▸ What this task involves
Copy all of the material exactly. Pictures are not to appear in the copy.

-=-=-

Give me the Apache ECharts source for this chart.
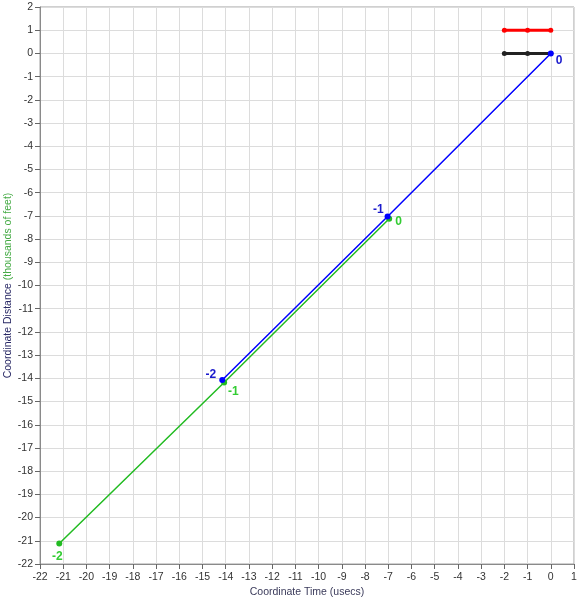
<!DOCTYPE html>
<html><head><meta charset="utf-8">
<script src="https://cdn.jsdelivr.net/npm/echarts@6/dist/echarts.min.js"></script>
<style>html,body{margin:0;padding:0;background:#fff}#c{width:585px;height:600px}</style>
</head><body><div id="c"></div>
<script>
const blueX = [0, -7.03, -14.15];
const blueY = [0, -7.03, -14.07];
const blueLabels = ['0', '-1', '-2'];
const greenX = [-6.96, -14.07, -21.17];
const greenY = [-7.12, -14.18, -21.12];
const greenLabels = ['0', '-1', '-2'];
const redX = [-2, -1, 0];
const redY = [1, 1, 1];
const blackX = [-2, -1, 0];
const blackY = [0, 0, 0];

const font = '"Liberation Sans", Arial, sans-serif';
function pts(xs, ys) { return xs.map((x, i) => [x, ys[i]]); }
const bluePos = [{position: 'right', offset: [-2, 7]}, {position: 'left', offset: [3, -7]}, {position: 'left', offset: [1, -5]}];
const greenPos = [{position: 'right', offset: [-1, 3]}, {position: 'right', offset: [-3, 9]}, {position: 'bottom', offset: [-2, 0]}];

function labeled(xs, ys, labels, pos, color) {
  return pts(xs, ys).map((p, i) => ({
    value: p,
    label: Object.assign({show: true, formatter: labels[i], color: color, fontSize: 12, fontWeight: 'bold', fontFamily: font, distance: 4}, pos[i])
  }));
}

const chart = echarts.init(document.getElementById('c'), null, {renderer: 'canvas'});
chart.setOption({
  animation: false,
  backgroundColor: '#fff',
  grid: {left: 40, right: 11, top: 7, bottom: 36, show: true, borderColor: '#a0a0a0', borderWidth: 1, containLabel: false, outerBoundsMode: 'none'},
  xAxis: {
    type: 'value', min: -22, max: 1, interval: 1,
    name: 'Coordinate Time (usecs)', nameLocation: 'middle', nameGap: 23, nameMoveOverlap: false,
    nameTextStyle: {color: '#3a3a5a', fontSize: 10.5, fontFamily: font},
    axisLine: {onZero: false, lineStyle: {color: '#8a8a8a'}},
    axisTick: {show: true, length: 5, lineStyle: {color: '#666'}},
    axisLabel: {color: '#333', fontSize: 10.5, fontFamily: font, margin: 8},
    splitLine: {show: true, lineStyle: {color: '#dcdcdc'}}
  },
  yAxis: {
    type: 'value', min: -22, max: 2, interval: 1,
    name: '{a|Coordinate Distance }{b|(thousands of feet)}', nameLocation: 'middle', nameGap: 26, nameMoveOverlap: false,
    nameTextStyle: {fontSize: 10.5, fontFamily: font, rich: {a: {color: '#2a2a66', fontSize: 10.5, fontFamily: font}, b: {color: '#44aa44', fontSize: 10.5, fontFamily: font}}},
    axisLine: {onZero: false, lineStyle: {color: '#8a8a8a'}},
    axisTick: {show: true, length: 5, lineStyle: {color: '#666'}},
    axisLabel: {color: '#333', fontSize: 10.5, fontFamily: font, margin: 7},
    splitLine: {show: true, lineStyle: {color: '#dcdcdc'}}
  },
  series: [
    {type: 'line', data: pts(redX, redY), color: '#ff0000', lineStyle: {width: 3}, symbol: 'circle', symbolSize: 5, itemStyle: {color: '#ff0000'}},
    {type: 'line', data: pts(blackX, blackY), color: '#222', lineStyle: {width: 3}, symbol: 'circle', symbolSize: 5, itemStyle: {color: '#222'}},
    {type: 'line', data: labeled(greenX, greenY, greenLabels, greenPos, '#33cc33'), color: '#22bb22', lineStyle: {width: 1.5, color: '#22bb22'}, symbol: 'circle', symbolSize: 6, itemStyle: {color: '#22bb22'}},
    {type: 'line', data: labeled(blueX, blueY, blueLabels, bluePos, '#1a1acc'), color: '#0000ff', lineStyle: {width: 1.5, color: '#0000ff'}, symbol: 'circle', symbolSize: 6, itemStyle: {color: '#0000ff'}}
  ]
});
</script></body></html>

-=-=-

▸ Solution
Give me the Apache ECharts source for this chart.
<!DOCTYPE html>
<html><head><meta charset="utf-8">
<script src="https://cdn.jsdelivr.net/npm/echarts@6/dist/echarts.min.js"></script>
<style>html,body{margin:0;padding:0;background:#fff}#c{width:585px;height:600px}</style>
</head><body><div id="c"></div>
<script>
const blueX = [0, -7.03, -14.15];
const blueY = [0, -7.03, -14.07];
const blueLabels = ['0', '-1', '-2'];
const greenX = [-6.96, -14.07, -21.17];
const greenY = [-7.12, -14.18, -21.12];
const greenLabels = ['0', '-1', '-2'];
const redX = [-2, -1, 0];
const redY = [1, 1, 1];
const blackX = [-2, -1, 0];
const blackY = [0, 0, 0];

const font = '"Liberation Sans", Arial, sans-serif';
function pts(xs, ys) { return xs.map((x, i) => [x, ys[i]]); }
const bluePos = [{position: 'right', offset: [-2, 7]}, {position: 'left', offset: [3, -7]}, {position: 'left', offset: [1, -5]}];
const greenPos = [{position: 'right', offset: [-1, 3]}, {position: 'right', offset: [-3, 9]}, {position: 'bottom', offset: [-2, 0]}];

function labeled(xs, ys, labels, pos, color) {
  return pts(xs, ys).map((p, i) => ({
    value: p,
    label: Object.assign({show: true, formatter: labels[i], color: color, fontSize: 12, fontWeight: 'bold', fontFamily: font, distance: 4}, pos[i])
  }));
}

const chart = echarts.init(document.getElementById('c'), null, {renderer: 'canvas'});
chart.setOption({
  animation: false,
  backgroundColor: '#fff',
  grid: {left: 40, right: 11, top: 7, bottom: 36, show: true, borderColor: '#a0a0a0', borderWidth: 1, containLabel: false, outerBoundsMode: 'none'},
  xAxis: {
    type: 'value', min: -22, max: 1, interval: 1,
    name: 'Coordinate Time (usecs)', nameLocation: 'middle', nameGap: 23, nameMoveOverlap: false,
    nameTextStyle: {color: '#3a3a5a', fontSize: 10.5, fontFamily: font},
    axisLine: {onZero: false, lineStyle: {color: '#8a8a8a'}},
    axisTick: {show: true, length: 5, lineStyle: {color: '#666'}},
    axisLabel: {color: '#333', fontSize: 10.5, fontFamily: font, margin: 8},
    splitLine: {show: true, lineStyle: {color: '#dcdcdc'}}
  },
  yAxis: {
    type: 'value', min: -22, max: 2, interval: 1,
    name: '{a|Coordinate Distance }{b|(thousands of feet)}', nameLocation: 'middle', nameGap: 26, nameMoveOverlap: false,
    nameTextStyle: {fontSize: 10.5, fontFamily: font, rich: {a: {color: '#2a2a66', fontSize: 10.5, fontFamily: font}, b: {color: '#44aa44', fontSize: 10.5, fontFamily: font}}},
    axisLine: {onZero: false, lineStyle: {color: '#8a8a8a'}},
    axisTick: {show: true, length: 5, lineStyle: {color: '#666'}},
    axisLabel: {color: '#333', fontSize: 10.5, fontFamily: font, margin: 7},
    splitLine: {show: true, lineStyle: {color: '#dcdcdc'}}
  },
  series: [
    {type: 'line', data: pts(redX, redY), color: '#ff0000', lineStyle: {width: 3}, symbol: 'circle', symbolSize: 5, itemStyle: {color: '#ff0000'}},
    {type: 'line', data: pts(blackX, blackY), color: '#222', lineStyle: {width: 3}, symbol: 'circle', symbolSize: 5, itemStyle: {color: '#222'}},
    {type: 'line', data: labeled(greenX, greenY, greenLabels, greenPos, '#33cc33'), color: '#22bb22', lineStyle: {width: 1.5, color: '#22bb22'}, symbol: 'circle', symbolSize: 6, itemStyle: {color: '#22bb22'}},
    {type: 'line', data: labeled(blueX, blueY, blueLabels, bluePos, '#1a1acc'), color: '#0000ff', lineStyle: {width: 1.5, color: '#0000ff'}, symbol: 'circle', symbolSize: 6, itemStyle: {color: '#0000ff'}}
  ]
});
</script></body></html>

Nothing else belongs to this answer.